==== Exercise inputs
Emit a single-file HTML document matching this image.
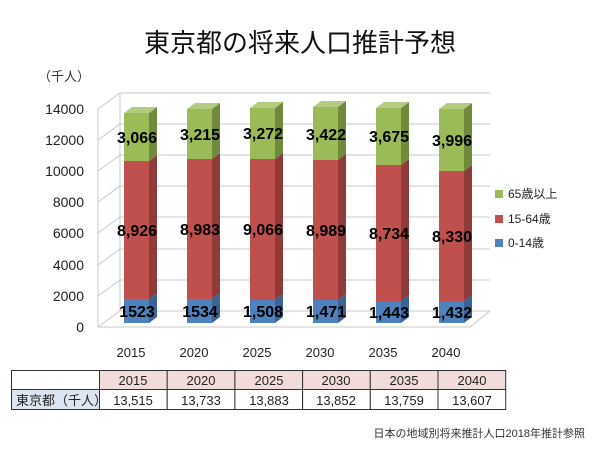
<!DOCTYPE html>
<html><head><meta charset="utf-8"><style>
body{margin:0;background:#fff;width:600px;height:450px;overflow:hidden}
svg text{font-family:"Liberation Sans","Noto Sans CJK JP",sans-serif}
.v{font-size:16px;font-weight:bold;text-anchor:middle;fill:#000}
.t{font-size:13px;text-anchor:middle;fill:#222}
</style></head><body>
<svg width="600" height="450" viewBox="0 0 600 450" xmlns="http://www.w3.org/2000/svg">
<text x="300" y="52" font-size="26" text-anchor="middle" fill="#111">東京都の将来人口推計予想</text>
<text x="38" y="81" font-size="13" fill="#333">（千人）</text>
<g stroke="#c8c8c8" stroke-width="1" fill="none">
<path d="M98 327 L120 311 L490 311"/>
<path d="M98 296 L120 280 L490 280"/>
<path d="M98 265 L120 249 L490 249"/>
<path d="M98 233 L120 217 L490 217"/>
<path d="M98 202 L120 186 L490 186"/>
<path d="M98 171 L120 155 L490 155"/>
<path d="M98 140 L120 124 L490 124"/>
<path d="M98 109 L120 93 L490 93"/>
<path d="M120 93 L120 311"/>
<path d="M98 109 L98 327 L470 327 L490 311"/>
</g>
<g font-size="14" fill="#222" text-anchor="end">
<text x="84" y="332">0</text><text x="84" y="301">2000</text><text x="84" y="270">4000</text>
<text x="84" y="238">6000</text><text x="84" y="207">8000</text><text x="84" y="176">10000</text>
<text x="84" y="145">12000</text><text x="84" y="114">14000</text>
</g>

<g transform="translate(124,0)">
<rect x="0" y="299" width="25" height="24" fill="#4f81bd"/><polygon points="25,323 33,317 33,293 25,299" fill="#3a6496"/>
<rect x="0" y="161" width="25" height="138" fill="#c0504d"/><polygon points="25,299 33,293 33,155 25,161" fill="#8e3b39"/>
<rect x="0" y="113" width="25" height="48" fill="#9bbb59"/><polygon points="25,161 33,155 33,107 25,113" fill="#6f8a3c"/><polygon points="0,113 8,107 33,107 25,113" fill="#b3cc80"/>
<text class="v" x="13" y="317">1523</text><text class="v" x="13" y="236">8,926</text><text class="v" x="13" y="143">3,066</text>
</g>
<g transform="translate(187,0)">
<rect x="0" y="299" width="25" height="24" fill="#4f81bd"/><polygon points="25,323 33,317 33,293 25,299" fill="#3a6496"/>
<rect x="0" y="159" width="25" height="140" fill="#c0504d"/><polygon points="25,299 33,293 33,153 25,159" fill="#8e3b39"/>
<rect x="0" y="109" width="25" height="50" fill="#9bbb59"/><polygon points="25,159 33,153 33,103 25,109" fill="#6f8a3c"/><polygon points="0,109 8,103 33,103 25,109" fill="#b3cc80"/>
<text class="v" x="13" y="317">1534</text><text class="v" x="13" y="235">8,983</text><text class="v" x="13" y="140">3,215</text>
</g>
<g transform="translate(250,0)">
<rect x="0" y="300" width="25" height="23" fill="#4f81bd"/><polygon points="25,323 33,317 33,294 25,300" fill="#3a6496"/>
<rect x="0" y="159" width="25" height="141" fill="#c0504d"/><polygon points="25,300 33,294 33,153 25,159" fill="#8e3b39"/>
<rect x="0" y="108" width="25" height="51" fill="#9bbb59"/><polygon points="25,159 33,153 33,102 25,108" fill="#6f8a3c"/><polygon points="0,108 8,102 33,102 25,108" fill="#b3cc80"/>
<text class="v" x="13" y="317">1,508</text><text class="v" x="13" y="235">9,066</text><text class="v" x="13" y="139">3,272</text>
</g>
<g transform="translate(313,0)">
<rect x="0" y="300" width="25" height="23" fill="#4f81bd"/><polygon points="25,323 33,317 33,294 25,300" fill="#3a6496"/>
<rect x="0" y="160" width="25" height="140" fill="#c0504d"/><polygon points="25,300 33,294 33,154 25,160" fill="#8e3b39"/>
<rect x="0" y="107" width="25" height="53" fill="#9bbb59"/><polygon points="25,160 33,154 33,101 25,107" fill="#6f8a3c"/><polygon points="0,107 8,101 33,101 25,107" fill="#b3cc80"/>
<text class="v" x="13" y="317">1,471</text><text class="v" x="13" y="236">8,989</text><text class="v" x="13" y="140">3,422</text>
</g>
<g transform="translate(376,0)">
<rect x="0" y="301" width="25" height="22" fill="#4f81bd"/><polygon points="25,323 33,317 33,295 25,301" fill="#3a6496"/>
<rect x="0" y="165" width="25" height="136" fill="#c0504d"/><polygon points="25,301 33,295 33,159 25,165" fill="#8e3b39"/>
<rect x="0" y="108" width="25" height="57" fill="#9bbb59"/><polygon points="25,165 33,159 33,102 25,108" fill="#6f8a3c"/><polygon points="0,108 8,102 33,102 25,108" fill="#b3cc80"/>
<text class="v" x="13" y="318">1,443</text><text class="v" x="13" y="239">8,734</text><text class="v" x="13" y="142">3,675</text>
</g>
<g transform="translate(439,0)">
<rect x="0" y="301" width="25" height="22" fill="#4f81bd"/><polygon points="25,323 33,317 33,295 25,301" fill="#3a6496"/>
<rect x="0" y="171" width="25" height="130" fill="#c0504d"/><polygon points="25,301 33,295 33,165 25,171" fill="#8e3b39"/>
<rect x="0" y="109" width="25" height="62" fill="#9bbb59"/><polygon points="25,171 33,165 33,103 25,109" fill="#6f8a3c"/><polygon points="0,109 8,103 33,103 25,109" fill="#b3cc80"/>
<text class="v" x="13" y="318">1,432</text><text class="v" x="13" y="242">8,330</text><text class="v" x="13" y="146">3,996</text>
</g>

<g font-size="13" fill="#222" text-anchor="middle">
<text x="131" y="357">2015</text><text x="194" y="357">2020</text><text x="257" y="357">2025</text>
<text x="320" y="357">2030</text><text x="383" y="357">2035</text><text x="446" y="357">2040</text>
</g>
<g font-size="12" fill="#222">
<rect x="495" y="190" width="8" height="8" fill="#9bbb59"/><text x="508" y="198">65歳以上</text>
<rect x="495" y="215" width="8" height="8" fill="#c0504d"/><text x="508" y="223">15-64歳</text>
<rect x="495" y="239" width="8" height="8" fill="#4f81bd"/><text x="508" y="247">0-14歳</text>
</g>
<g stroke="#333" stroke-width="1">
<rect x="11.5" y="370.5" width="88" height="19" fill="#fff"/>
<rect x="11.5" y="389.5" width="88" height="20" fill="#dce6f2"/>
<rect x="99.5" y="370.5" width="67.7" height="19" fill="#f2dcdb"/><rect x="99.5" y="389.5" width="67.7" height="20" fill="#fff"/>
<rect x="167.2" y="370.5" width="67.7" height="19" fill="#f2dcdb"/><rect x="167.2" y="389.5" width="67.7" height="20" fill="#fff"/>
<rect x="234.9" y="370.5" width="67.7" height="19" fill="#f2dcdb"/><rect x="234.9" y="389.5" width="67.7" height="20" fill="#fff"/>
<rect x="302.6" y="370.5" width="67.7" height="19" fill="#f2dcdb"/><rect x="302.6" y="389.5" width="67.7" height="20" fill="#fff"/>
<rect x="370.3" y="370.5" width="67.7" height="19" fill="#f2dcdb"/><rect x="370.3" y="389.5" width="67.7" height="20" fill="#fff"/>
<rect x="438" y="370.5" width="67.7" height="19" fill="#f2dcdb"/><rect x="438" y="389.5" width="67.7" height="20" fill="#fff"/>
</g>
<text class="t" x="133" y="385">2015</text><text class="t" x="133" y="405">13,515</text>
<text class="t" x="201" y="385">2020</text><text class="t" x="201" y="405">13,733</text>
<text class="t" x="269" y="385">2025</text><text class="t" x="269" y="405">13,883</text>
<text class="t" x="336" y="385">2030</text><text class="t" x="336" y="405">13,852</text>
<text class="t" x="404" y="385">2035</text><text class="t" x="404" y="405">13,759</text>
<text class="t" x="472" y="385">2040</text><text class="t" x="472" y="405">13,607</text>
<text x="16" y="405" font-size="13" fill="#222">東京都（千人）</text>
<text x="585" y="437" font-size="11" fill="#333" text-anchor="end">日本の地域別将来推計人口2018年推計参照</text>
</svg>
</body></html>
========
==== Exercise inputs
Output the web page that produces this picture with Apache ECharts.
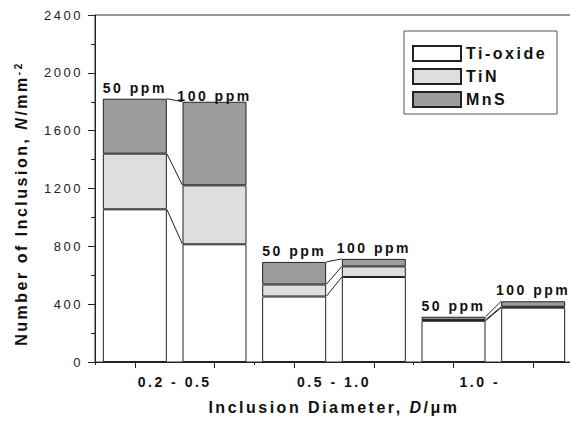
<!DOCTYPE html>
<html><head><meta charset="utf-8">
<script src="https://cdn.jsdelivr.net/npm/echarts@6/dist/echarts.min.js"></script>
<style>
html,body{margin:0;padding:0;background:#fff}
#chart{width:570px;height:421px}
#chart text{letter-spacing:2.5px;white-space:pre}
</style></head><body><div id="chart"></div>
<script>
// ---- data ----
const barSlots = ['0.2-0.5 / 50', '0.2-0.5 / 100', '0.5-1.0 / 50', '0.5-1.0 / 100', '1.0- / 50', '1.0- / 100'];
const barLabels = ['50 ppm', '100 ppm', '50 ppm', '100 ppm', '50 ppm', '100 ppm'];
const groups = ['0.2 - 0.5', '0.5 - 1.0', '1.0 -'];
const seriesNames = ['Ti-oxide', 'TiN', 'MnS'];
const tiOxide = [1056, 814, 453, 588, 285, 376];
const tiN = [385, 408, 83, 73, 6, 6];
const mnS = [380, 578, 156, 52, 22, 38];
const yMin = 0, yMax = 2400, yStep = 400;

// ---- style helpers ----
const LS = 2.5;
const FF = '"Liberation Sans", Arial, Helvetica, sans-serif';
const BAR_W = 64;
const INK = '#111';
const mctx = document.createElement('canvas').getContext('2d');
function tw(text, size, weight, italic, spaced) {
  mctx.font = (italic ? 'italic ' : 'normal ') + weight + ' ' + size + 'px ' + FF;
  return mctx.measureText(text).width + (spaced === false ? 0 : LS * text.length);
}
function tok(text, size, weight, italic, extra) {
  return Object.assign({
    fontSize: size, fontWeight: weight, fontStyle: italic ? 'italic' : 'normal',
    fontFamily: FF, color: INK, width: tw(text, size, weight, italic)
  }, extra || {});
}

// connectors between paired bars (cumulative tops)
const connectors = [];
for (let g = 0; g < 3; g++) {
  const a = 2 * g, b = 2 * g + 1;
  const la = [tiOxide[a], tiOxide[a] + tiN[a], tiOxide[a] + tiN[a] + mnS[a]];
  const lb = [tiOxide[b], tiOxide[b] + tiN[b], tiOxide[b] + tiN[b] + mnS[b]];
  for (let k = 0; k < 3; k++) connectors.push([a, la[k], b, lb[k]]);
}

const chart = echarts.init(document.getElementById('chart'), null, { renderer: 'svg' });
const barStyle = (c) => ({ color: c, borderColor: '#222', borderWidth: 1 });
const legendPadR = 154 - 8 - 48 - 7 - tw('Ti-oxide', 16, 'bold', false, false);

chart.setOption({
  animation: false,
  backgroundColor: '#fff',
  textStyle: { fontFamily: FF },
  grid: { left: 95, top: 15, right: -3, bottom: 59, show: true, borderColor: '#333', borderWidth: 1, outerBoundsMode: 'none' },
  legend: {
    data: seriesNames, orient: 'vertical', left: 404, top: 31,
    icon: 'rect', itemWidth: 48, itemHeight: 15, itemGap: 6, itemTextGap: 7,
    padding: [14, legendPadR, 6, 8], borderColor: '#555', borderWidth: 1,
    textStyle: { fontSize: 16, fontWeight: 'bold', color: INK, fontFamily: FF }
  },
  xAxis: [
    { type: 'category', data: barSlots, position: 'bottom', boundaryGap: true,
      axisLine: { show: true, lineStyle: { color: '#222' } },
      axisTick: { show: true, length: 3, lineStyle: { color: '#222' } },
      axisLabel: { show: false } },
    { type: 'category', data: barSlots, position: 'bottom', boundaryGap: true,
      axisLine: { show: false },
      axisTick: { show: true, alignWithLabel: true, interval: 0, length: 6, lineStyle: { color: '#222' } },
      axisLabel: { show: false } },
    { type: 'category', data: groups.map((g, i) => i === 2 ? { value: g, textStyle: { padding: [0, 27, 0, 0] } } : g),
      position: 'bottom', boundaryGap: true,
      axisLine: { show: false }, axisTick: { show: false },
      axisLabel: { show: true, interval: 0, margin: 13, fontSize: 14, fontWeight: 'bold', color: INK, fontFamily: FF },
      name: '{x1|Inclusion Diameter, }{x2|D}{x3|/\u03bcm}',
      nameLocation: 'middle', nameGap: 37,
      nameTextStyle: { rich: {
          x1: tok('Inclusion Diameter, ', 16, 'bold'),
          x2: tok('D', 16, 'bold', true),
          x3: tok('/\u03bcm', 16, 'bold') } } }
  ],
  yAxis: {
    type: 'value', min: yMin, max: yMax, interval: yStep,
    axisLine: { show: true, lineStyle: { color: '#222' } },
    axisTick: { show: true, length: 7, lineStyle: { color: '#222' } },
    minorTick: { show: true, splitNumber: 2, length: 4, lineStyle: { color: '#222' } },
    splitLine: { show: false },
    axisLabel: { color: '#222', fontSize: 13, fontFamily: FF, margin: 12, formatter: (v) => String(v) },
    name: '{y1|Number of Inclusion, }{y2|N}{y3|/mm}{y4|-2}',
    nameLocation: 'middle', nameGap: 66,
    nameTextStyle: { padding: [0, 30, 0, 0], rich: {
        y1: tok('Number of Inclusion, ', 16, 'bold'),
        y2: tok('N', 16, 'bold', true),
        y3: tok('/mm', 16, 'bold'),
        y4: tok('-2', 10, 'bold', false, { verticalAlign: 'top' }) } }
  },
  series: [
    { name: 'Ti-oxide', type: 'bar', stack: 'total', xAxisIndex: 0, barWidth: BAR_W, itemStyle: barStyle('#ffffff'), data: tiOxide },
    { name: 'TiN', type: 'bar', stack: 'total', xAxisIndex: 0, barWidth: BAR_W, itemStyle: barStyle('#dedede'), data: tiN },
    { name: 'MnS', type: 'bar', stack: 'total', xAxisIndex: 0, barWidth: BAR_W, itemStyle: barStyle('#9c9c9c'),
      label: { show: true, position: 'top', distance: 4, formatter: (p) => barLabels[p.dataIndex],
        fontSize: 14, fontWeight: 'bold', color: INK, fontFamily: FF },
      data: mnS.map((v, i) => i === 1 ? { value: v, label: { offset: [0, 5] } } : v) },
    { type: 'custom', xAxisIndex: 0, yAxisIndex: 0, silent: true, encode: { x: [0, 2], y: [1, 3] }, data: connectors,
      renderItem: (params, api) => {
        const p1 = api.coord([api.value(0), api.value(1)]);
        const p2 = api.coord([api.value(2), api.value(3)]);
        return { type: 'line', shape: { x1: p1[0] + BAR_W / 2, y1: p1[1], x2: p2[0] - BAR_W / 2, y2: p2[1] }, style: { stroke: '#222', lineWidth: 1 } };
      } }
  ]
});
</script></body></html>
========
==== Exercise inputs
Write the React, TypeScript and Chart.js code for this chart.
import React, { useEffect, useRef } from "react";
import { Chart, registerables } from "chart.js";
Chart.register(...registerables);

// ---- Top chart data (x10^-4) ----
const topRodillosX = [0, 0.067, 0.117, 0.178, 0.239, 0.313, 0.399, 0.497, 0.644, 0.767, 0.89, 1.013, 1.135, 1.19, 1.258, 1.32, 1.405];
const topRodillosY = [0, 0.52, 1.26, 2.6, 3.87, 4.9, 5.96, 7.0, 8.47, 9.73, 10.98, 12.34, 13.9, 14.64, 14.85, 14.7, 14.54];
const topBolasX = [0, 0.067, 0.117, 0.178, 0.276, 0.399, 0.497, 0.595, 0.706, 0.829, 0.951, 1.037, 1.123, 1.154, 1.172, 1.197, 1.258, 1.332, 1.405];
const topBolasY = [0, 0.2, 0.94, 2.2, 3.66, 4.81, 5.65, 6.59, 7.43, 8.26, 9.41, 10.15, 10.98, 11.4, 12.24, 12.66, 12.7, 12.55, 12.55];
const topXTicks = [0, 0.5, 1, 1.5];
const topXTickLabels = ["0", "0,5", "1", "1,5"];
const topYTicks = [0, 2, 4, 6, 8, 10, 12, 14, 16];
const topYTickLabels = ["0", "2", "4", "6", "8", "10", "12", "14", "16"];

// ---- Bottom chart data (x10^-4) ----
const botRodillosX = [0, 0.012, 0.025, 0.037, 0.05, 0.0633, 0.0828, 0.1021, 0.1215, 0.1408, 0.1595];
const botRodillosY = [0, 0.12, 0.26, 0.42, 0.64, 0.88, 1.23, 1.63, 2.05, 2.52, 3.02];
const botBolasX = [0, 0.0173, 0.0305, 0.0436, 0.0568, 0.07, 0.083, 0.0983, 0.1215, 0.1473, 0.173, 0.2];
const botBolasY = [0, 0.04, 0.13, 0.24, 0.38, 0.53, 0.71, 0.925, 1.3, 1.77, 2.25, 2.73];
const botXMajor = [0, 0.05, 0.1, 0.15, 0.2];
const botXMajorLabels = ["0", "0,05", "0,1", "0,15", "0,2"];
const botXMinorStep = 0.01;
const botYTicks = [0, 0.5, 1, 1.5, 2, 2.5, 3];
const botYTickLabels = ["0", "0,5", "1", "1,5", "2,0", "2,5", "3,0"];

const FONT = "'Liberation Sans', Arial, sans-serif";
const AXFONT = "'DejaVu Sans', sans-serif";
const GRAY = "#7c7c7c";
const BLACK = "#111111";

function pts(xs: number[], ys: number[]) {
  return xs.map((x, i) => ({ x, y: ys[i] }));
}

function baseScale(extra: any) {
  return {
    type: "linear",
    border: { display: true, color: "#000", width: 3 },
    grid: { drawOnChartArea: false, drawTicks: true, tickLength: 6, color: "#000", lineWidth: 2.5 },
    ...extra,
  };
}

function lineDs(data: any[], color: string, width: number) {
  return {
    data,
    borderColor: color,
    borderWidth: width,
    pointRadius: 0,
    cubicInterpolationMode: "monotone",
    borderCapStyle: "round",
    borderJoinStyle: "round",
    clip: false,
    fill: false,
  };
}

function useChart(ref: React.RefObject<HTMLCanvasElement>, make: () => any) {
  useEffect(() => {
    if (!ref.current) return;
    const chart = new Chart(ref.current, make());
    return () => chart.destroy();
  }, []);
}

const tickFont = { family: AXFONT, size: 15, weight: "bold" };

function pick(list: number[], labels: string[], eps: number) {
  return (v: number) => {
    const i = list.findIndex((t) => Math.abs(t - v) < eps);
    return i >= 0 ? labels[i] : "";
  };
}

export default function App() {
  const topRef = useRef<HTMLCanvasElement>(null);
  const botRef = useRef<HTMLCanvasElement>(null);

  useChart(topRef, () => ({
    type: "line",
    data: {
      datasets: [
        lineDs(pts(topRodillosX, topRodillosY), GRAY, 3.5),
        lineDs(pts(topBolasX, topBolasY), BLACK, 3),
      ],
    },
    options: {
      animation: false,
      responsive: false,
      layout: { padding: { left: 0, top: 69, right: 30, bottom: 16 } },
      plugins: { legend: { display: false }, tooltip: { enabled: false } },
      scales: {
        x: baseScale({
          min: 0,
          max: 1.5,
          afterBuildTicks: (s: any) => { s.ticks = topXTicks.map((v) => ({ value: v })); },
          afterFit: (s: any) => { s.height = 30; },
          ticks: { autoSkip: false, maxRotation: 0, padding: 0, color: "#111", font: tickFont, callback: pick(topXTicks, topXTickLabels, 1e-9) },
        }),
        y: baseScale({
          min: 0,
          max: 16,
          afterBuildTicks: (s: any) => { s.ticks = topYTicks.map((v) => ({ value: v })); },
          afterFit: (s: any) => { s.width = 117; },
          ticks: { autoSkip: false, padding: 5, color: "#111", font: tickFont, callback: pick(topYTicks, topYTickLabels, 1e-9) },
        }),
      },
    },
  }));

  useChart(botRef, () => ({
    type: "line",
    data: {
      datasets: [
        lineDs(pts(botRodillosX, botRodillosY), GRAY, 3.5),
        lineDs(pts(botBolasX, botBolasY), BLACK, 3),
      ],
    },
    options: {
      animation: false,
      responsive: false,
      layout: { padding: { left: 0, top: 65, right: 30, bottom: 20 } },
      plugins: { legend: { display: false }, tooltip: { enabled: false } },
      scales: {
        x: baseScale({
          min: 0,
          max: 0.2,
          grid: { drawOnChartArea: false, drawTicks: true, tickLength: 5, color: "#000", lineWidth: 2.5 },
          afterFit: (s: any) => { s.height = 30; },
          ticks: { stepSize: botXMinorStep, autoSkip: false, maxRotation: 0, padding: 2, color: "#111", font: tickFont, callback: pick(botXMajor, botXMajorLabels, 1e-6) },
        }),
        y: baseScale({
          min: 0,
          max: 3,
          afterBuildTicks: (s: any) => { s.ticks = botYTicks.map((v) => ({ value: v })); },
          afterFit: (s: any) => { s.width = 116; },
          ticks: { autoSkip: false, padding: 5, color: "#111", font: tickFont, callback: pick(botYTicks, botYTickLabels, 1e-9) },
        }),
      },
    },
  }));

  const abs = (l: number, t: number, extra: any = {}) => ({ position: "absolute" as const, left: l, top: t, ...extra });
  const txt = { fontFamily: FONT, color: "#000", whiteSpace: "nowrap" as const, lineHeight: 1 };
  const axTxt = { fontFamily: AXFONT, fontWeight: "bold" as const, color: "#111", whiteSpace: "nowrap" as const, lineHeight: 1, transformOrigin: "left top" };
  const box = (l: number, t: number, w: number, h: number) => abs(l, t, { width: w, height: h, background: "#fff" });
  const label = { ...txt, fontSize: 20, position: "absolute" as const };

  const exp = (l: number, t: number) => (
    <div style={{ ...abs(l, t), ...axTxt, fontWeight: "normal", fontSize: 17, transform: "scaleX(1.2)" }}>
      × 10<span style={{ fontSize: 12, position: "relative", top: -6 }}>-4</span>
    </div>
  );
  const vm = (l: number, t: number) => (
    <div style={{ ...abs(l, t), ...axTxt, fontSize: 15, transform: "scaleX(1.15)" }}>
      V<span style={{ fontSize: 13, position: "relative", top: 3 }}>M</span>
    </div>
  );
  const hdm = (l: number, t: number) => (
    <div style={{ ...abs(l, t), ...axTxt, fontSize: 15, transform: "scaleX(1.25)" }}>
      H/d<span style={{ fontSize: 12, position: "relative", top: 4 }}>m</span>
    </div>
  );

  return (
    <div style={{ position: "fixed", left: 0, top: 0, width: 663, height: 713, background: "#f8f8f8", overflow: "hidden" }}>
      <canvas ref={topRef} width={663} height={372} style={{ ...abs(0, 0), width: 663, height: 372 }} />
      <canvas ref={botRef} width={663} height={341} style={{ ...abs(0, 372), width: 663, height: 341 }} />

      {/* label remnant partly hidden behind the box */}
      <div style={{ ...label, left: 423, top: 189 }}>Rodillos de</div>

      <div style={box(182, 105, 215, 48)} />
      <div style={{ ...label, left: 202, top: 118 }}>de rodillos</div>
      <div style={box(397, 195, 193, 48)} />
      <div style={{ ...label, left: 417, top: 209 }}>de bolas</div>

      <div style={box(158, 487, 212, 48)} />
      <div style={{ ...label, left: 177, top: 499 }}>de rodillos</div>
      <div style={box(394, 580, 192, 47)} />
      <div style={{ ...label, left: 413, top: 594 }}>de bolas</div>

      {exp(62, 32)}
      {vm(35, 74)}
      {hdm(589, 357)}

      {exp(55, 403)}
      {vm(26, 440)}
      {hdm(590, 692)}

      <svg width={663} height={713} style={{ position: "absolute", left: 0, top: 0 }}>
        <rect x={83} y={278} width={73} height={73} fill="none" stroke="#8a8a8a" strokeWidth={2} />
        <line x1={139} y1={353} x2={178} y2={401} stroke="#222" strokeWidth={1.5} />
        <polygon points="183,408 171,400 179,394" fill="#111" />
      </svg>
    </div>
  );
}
========
**Task objective:** Repeat exactly the lines from the one containing "Write the React, TypeScript" through the one containing "Chart.register(...registerables);", both included, and nothing else.

**Completed exercise:**
Write the React, TypeScript and Chart.js code for this chart.
import React, { useEffect, useRef } from "react";
import { Chart, registerables } from "chart.js";
Chart.register(...registerables);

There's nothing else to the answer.